How Boston is planning to use online education to turn its neighborhoods into mini campuses.
Last May, when MIT and Harvard first announced their plans to offer free online college courses to anyone through a joint nonprofit called edX, Mayor Tom Menino took notice. Within a few months, he had approached Anant Agarwal, edX’s president, about how the city could engage with their course offerings, now supplied by 12 universities across the country. The result is BostonX, a slate of online courses that will be made available at community centers and libraries in the coming months. “Higher education is at a point of transformation, and our city should be at the center of that,” Menino says. “Colleges and universities are tackling the big questions of cost, of quality, and of how to make use of a wave of new technology. In Boston, we have always led in higher ed, and we should lead its reimagination.” The concept is in its early stages, but its goals are twofold. The city hopes to provide access to education for those who don’t have high-speed Internet or computers at home. And, according to Menino, it wants Boston’s community centers to “become mini campuses over time.”

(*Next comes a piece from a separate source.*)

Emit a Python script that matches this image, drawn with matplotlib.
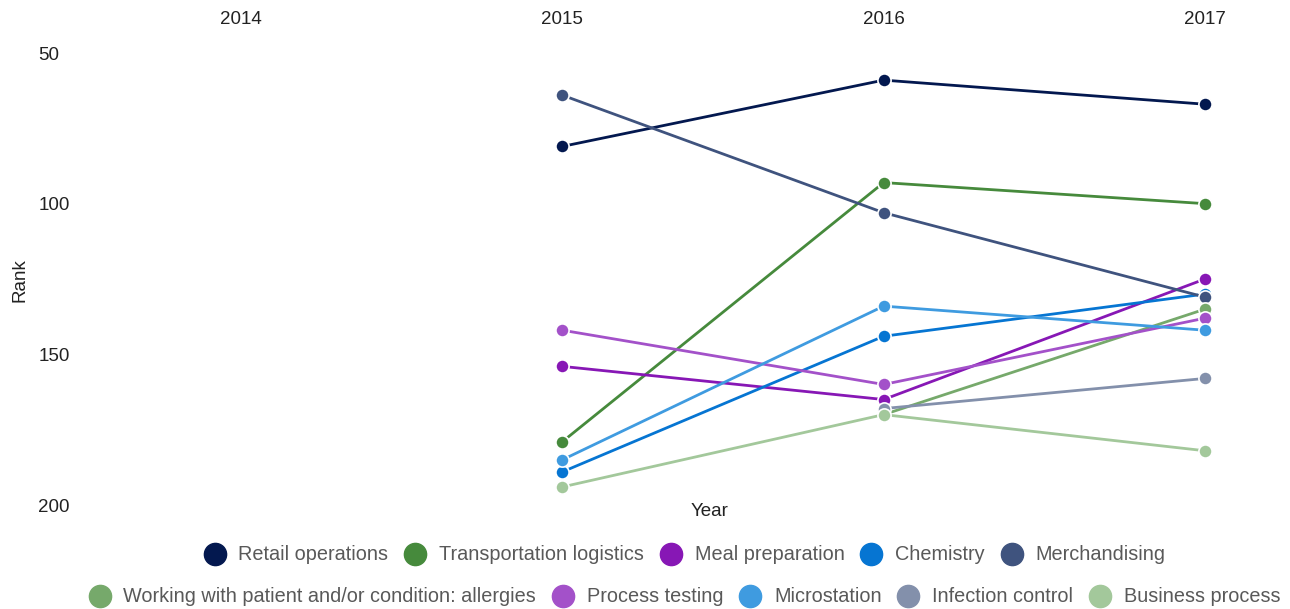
import numpy as np
import matplotlib
matplotlib.use("Agg")
import matplotlib.pyplot as plt
from matplotlib.lines import Line2D

plt.rcParams['font.family'] = ['Liberation Sans', 'DejaVu Sans']

years = [2014, 2015, 2016, 2017]
nan = np.nan

series_names = [
    "Retail operations", "Transportation logistics", "Meal preparation",
    "Chemistry", "Merchandising",
    "Working with patient and/or condition: allergies", "Process testing",
    "Microstation", "Infection control", "Business process",
]
retail_operations = [nan, 81, 59, 67]
transportation_logistics = [nan, 179, 93, 100]
meal_preparation = [nan, 154, 165, 125]
chemistry = [nan, 189, 144, 130]
merchandising = [nan, 64, 103, 131]
allergies = [nan, nan, 170, 135]
process_testing = [nan, 142, 160, 138]
microstation = [nan, 185, 134, 142]
infection_control = [nan, nan, 168, 158]
business_process = [nan, 194, 170, 182]

series_values = [retail_operations, transportation_logistics, meal_preparation,
                 chemistry, merchandising, allergies, process_testing,
                 microstation, infection_control, business_process]
colors = ["#03184f", "#468a3c", "#8717b5", "#0675d2", "#3f537e",
          "#76a96b", "#a351c9", "#3f9be0", "#8390ab", "#a3c89b"]

W, H = 1290, 609
fig = plt.figure(figsize=(W / 100, H / 100), dpi=100)
# axes area in pixels
left_px, right_px, top_px, bottom_px = 80, 1280, 45, 515
ax = fig.add_axes([left_px / W, 1 - bottom_px / H,
                   (right_px - left_px) / W, (bottom_px - top_px) / H])

for name, vals, c in zip(series_names, series_values, colors):
    ax.plot(years, vals, color=c, lw=2.0, marker='o', markersize=9.5,
            markeredgecolor='white', markeredgewidth=1.2, label=name,
            solid_capstyle='round')

# x limits: 2014 at px 241, 2017 at px 1205
ppy = (1205 - 241) / 3.0
ax.set_xlim(2014 - (241 - left_px) / ppy, 2017 + (right_px - 1205) / ppy)
# y: 50 at px 53, 200 at px 505
ppu = (505 - 53) / 150.0
ax.set_ylim(200 + (bottom_px - 505) / ppu, 50 - (53 - top_px) / ppu)

ax.set_xticks(years)
ax.set_xticklabels([str(y) for y in years])
ax.set_yticks([50, 100, 150, 200])
ax.xaxis.tick_top()
ax.tick_params(axis='x', length=0, pad=12, labelsize=13.5, labelcolor='#222222')
ax.tick_params(axis='y', length=0, pad=30, labelsize=13.5, labelcolor='#222222')
for lab in ax.get_yticklabels():
    lab.set_horizontalalignment('left')
for s in ax.spines.values():
    s.set_visible(False)

ax.set_xlabel("Year", fontsize=13.5, color='#222222')
ax.xaxis.set_label_position('bottom')
ax.xaxis.set_label_coords((710 - left_px) / (right_px - left_px),
                          (bottom_px - 512) / (bottom_px - top_px))
ax.xaxis.label.set_verticalalignment('center')
ax.set_ylabel("Rank", fontsize=13.5, color='#222222')
ax.yaxis.set_label_coords((20 - left_px) / (right_px - left_px), 0.5)
ax.yaxis.label.set_verticalalignment('center')

handles = [Line2D([], [], color=c, marker='o', linestyle='none', markersize=16)
           for c in colors]
kw = dict(frameon=False, loc='center', ncol=5, fontsize=14.3,
          handlelength=1.0, handletextpad=0.7, columnspacing=0.85,
          labelcolor='#595959', borderaxespad=0, borderpad=0)
fig.legend(handles[:5], series_names[:5],
           bbox_to_anchor=(685 / W, 1 - 555 / H), **kw)
fig.legend(handles[5:], series_names[5:],
           bbox_to_anchor=(685 / W, 1 - 597 / H), **kw)

fig.savefig("out.png", dpi=100)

Skeptics of online education argue that students who learn in isolation don’t engage in the critical thinking that takes place in a classroom. But Agarwal says that the plans for BostonX will help bridge that gap. For one thing, the program will allow people to participate and discuss online courses together at one location. “BostonX centers could be a lightning rod,” he argues, “to attract a number of community members together around online learning.”
Agarwal hopes the centers’ proximity to the actual campuses where the courses are being taught will encourage the professors to visit with BostonX students face to face. And he envisions something called ClubX—a network of volunteer teaching assistants who could help administer the classes in neighborhood centers.
Meanwhile, the BostonX team is currently working up a schedule of classes that will appeal to a wide range of learners, and also plans to help develop skills well suited to another of the mayor’s pet interests: our growing “innovation economy.”
Even in its infancy, BostonX has been a powerful idea. Ever since the mayor’s announcement, the edX offices have been taking calls from cities in the U.S. and Europe that are looking to emulate the collaboration. So what’s next? You won’t have to look far. Agarwal’s already in talks to create CambridgeX.